Alan Opie and Jesse Kovarsky in 'The Death of Klinghoffer'
Alan Opie and Jesse Kovarsky in 'The Death of Klinghoffer' © Ken Howard

Much ado – too much – about rather little.

On Monday, the mighty Met finally discovered The Death of Klinghoffer, written in 1991 and performed internationally by 24 organisations since then. One might have thought that John Adams’ deceptively easy score and Alice Goodman’s deceptively precious text would wrinkle few brows at this late date. But their collaboration, predicated on the hijacking of the Achille Lauro cruise ship in 1985, has inspired local controversy beyond the passionate norm.

Protestors outside Lincoln Center distributed flyers bearing this motto: “Opera is no place for racist, anti-Semitic, terrorist propaganda masquerading as art.” The perceived problem: Klinghoffer makes the Palestinian antagonists seem too human.

An angry crowd, confined across the plaza, featured a contingent of opportunistic politicos: former mayor Rudolph Giuliani, former governor George Pataki and two congressmen, none of whom seemed to have seen the opera. Unfazed, Giuliani condemned it as “factually inaccurate and extraordinarily damaging”.

Apparently anticipating negative agitation, or possibly capitalising on it, Peter Gelb, the resident general manager, cancelled broadcast and television transmissions. The opening (not sold out despite reduced prices) attracted some proudly hostile patrons. “Murder will not be forgiven,” yelled one, mid-performance. “Say Kaddish for Klinghoffer,” volunteered another. “Shut up,” grumbled a third.

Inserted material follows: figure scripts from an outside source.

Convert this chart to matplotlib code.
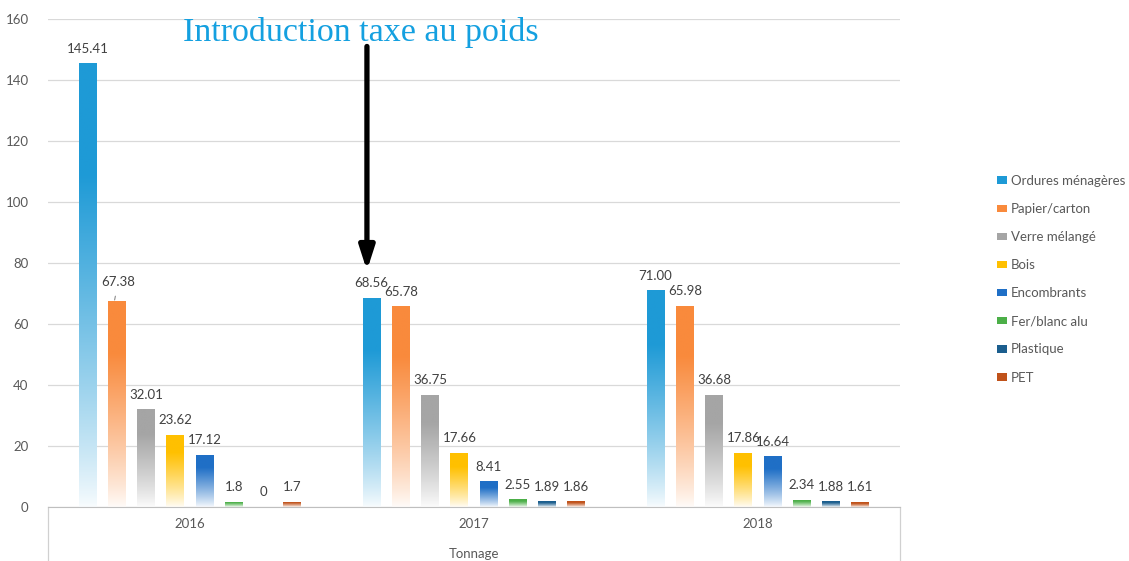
import numpy as np
import matplotlib.pyplot as plt
from matplotlib.patches import Patch

plt.rcParams['font.family'] = ['Lato', 'DejaVu Sans']

# DATA
years = ["2016", "2017", "2018"]
series = ["Ordures ménagères", "Papier/carton", "Verre mélangé", "Bois",
          "Encombrants", "Fer/blanc alu", "Plastique", "PET"]
v2016 = [145.41, 67.38, 32.01, 23.62, 17.12, 1.8, 0, 1.7]
v2017 = [68.56, 65.78, 36.75, 17.66, 8.41, 2.55, 1.89, 1.86]
v2018 = [71.00, 65.98, 36.68, 17.86, 16.64, 2.34, 1.88, 1.61]
l2016 = ["145.41", "67.38", "32.01", "23.62", "17.12", "1.8", "0", "1.7"]
l2017 = ["68.56", "65.78", "36.75", "17.66", "8.41", "2.55", "1.89", "1.86"]
l2018 = ["71.00", "65.98", "36.68", "17.86", "16.64", "2.34", "1.88", "1.61"]

colors = ["#1e9ad6", "#f98a3c", "#a5a5a5", "#ffc000",
          "#1f6fc6", "#4caf48", "#1b5e8e", "#c0521a"]

values = np.array([v2016, v2017, v2018])
labels = [l2016, l2017, l2018]

fig = plt.figure(figsize=(11.29, 5.61), dpi=100)
ax = fig.add_axes([48/1129, 54/561, 852/1129, 488/561])

x = np.arange(len(years))
pitch = 0.103
width = 0.063
txt_col = "#404040"


def gradient_img(c):
    rgb = np.array(plt.matplotlib.colors.to_rgb(c))
    t = np.linspace(0, 1, 200)[:, None]
    f = np.clip(t / 0.75, 0, 1) ** 0.85
    f = 0.03 + 0.97 * f
    img = 1 - f * (1 - rgb[None, :])
    return img[:, None, :]


for j, name in enumerate(series):
    xs = x + (j - 3.5) * pitch
    bars = ax.bar(xs, values[:, j], width, color="none", edgecolor="none", zorder=2)
    for b in bars:
        h = b.get_height()
        if h <= 0:
            continue
        x0 = b.get_x()
        im = ax.imshow(gradient_img(colors[j]), origin="lower", aspect="auto",
                       extent=[x0, x0 + b.get_width(), 0, h], zorder=2,
                       interpolation="bilinear")
        im.set_clip_path(b)
    for i, b in enumerate(bars):
        xc = b.get_x() + b.get_width() / 2
        h = b.get_height()
        if i == 0 and j == 1:
            # label pulled up with a leader line
            ax.annotate(labels[i][j], xy=(xc - 0.008, h + 0.5), xytext=(xc + 0.005, h + 6.4),
                        ha="center", va="center", fontsize=9.5, color=txt_col,
                        arrowprops=dict(arrowstyle="-", color="#8c8c8c", lw=0.8,
                                        shrinkA=4, shrinkB=0))
        else:
            ax.text(xc, h + 4.8, labels[i][j], ha="center", va="center",
                    fontsize=9.5, color=txt_col)

ax.set_xlim(-0.5, 2.5)
ax.set_ylim(0, 160)
ax.set_yticks(np.arange(0, 161, 20))
ax.set_xticks([])
ax.tick_params(axis="y", length=0, labelsize=9.5, labelcolor="#595959", pad=14)
ax.grid(axis="y", color="#d9d9d9", lw=0.9, zorder=0)
ax.set_axisbelow(True)
for s in ["top", "right", "left"]:
    ax.spines[s].set_visible(False)
ax.spines["bottom"].set_color("#bfbfbf")

# category box below the axis
for xa in [0, 1]:
    ax.plot([xa, xa], [0, -0.12], transform=ax.transAxes, color="#d0d0d0",
            lw=0.9, clip_on=False)
for i, yr in enumerate(years):
    ax.text(x[i], -0.035, yr, transform=ax.get_xaxis_transform(), ha="center",
            va="center", fontsize=9.5, color="#595959")
ax.text(0.5, -0.097, "Tonnage", transform=ax.transAxes, ha="center", va="center",
        fontsize=9.5, color="#595959")

# annotation
ax.text(0.602, 155.5, "Introduction taxe au poids", ha="center", va="center",
        fontsize=24.5, color="#14a0e0", family="Liberation Serif", clip_on=False)
ax.annotate("", xy=(0.623, 77.5), xytext=(0.623, 151),
            arrowprops=dict(arrowstyle="-|>,head_width=0.45,head_length=1.4",
                            color="black", lw=3.8, shrinkA=0, shrinkB=0))

handles = [Patch(facecolor=c, edgecolor="none", label=n) for c, n in zip(colors, series)]
fig.legend(handles=handles, loc="upper left", bbox_to_anchor=(0.877, 0.7),
           frameon=False, fontsize=9.5, labelcolor="#595959", labelspacing=1.22,
           handlelength=0.8, handleheight=0.5, handletextpad=0.3, borderpad=0)

fig.savefig("out.png", dpi=100)
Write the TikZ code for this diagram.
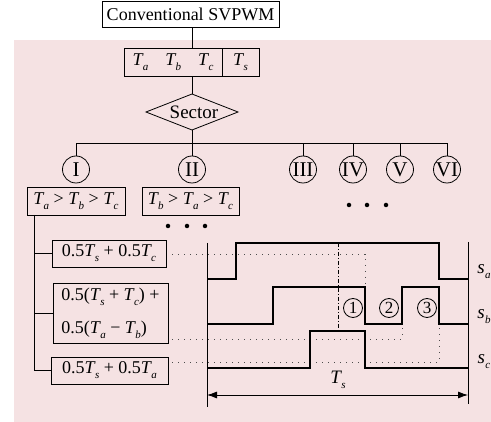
\documentclass[tikz,border=0pt]{standalone}
\usepackage{fontspec}
\setmainfont{Liberation Serif}
\usetikzlibrary{arrows.meta}
\definecolor{bgpink}{RGB}{245,226,227}
\newcommand{\Tsub}[1]{\textit{T}\kern-0.04em\raisebox{-5pt}{\fontsize{11}{11}\selectfont\textit{#1}}}
\newcommand{\ssub}[1]{\textit{s}\kern0.02em\raisebox{-5pt}{\fontsize{11}{11}\selectfont\textit{#1}}}
\begin{document}
\begin{tikzpicture}[x=1pt,y=-1pt, font=\fontsize{18}{20}\selectfont,
 box/.style={draw, line width=0.8pt, inner sep=0pt},
 rnum/.style={draw, circle, line width=0.8pt, minimum size=27pt, inner sep=0pt, font=\fontsize{21}{21}\selectfont},
 cnum/.style={draw, circle, line width=0.8pt, minimum size=19pt, inner sep=0pt, font=\fontsize{17}{17}\selectfont},
 wire/.style={line width=0.8pt},
 wave/.style={line width=2.2pt, line join=miter},
 guide/.style={line width=0.8pt, dash pattern=on 1.2pt off 4.8pt, black!70},
 dashdot/.style={line width=0.8pt, dash pattern=on 4pt off 2pt on 1pt off 2pt},
 bigdot/.style={circle, fill, inner sep=0pt, minimum size=4.5pt}]
\useasboundingbox (0,0) rectangle (491,422);
\fill[bgpink] (14,40) rectangle (491,422);

% title and times box
\node[box, minimum width=177pt, minimum height=26pt] (title) at (190.5,14) {Conventional SVPWM};
\node[box, minimum width=98pt, minimum height=28pt] (tabc) at (173,62) {\Tsub{a}\hspace{17pt}\Tsub{b}\hspace{17pt}\Tsub{c}};
\node[box, minimum width=37pt, minimum height=28pt] (ts) at (240.5,62) {\Tsub{s}};
\coordinate (dtop) at (192,94);
\coordinate (dbot) at (192,130);
\coordinate (dleft) at (146,112);
\coordinate (dright) at (238,112);
\draw[wire] (dleft) -- (dtop) -- (dright) -- (dbot) -- cycle;
\node[font=\fontsize{19}{20}\selectfont] (sector) at (194,112) {Sector};
\draw[wire] (title.south -| dtop) -- (tabc.north -| dtop);
\draw[wire] (tabc.south -| dtop) -- (dtop);

% sectors
\coordinate (bus) at (192,143);
\node[rnum] (c1) at (76,169.5) {I};
\node[rnum] (c2) at (192,169.5) {II};
\node[rnum] (c3) at (303,169.5) {III};
\node[rnum] (c4) at (353,169.5) {IV};
\node[rnum] (c5) at (400,169.5) {V};
\node[rnum] (c6) at (447,169.5) {VI};
\draw[wire] (dbot) -- (bus);
\draw[wire] (c1.north) -- (c1.north |- bus) -- (c6.north |- bus) -- (c6.north);
\foreach \c in {c2,c3,c4,c5} \draw[wire] (\c.north) -- (\c.north |- bus);

\node[box, minimum width=98pt, minimum height=28pt] (cond1) at (76,201) {\Tsub{a} > \Tsub{b} > \Tsub{c}};
\node[box, minimum width=97pt, minimum height=28pt] (cond2) at (190.5,201) {\Tsub{b} > \Tsub{a} > \Tsub{c}};
\foreach \x [count=\i] in {168,187,205} \node[bigdot] (da\i) at (\x,226) {};
\foreach \x [count=\i] in {349,367,386} \node[bigdot] (db\i) at (\x,205) {};

% formulas
\node[box, minimum width=114pt, minimum height=27pt] (f1) at (109,253.5) {0.5\Tsub{s} + 0.5\Tsub{c}};
\node[box, minimum width=115pt, minimum height=60pt, align=left, font=\fontsize{18}{33}\selectfont] (f2) at (110.5,313) {0.5(\Tsub{s} + \Tsub{c}) +\\0.5(\Tsub{a} − \Tsub{b})};
\node[box, minimum width=117pt, minimum height=27pt] (f3) at (109.5,370.5) {0.5\Tsub{s} + 0.5\Tsub{a}};
\coordinate (tr0) at (34,215);
\draw[wire] (tr0) |- (f3.west);
\draw[wire] (tr0 |- f1.west) -- (f1.west);
\draw[wire] (tr0 |- f2.west) -- (f2.west);

% waveforms
\coordinate (axl0) at (207,243);
\coordinate (axl1) at (207,407);
\coordinate (axr0) at (468,242);
\coordinate (axr1) at (468,404);
\draw[wire] (axl0) -- (axl1);
\draw[wire] (axr0) -- (axr1);
\draw[guide] (172,254) -- (365,254) -- (365,287);
\draw[guide] (172,339) -- (402,339) -- (402,324);
\draw[guide] (172,362) -- (439,362) -- (439,324);
\draw[dashdot] (338,243) -- (338,331);
\draw[wave] (207,279) -- (236,279) -- (236,243) -- (439,243) -- (439,279) -- (468,279);
\draw[wave] (207,324) -- (273,324) -- (273,287) -- (365,287) -- (365,324) -- (402,324) -- (402,287) -- (439,287) -- (439,324) -- (468,324);
\draw[wave] (207,368) -- (310,368) -- (310,331) -- (365,331) -- (365,368) -- (468,368);
\draw[wire, {Latex[length=10pt,width=7pt]}-{Latex[length=10pt,width=7pt]}] (axl1 |- 0,395) -- (axr1 |- 0,395);
\node[font=\fontsize{19}{20}\selectfont] (tslabel) at (338,380) {\Tsub{s}};
\node[font=\fontsize{19}{20}\selectfont] (sa) at (484,272) {\ssub{a}};
\node[font=\fontsize{19}{20}\selectfont] (sb) at (484,317) {\ssub{b}};
\node[font=\fontsize{19}{20}\selectfont] (sc) at (484,362) {\ssub{c}};
\node[cnum] (n1) at (353,308) {1};
\node[cnum] (n2) at (389,308) {2};
\node[cnum] (n3) at (427,308) {3};
\end{tikzpicture}
\end{document}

Somehow, the show went on. The gently surreal production, seen at the ENO in 2012, was sensitively staged by Tom Morris, economically designed by Tom Pye and cannily illustrated with projections by Finn Ross. Arthur Pita devised fancy dancerly indulgences, tirelessly executed by Jesse Kovarsky. David Robertson sustained clarity and propulsion in the pit, against compositional odds and oddities. The neatly focused ensemble was led by Paulo Szot as the unhappy captain, Alan Opie as the martyred protagonist and Michaela Martens as his agonised wife.

Despite their valiant efforts, however, Klinghoffer remained a fitful exercise in repetitive cliché and narrative murk. For all its lofty intentions, and pretensions, the music often emerged mechanical, even turgid. It offered clever formulas just when it needed climactic inspirations. And – understatement ahead – the strangely nuanced word-settings hardly enhanced expressive clarity.

In all, a good production of a problematic challenge.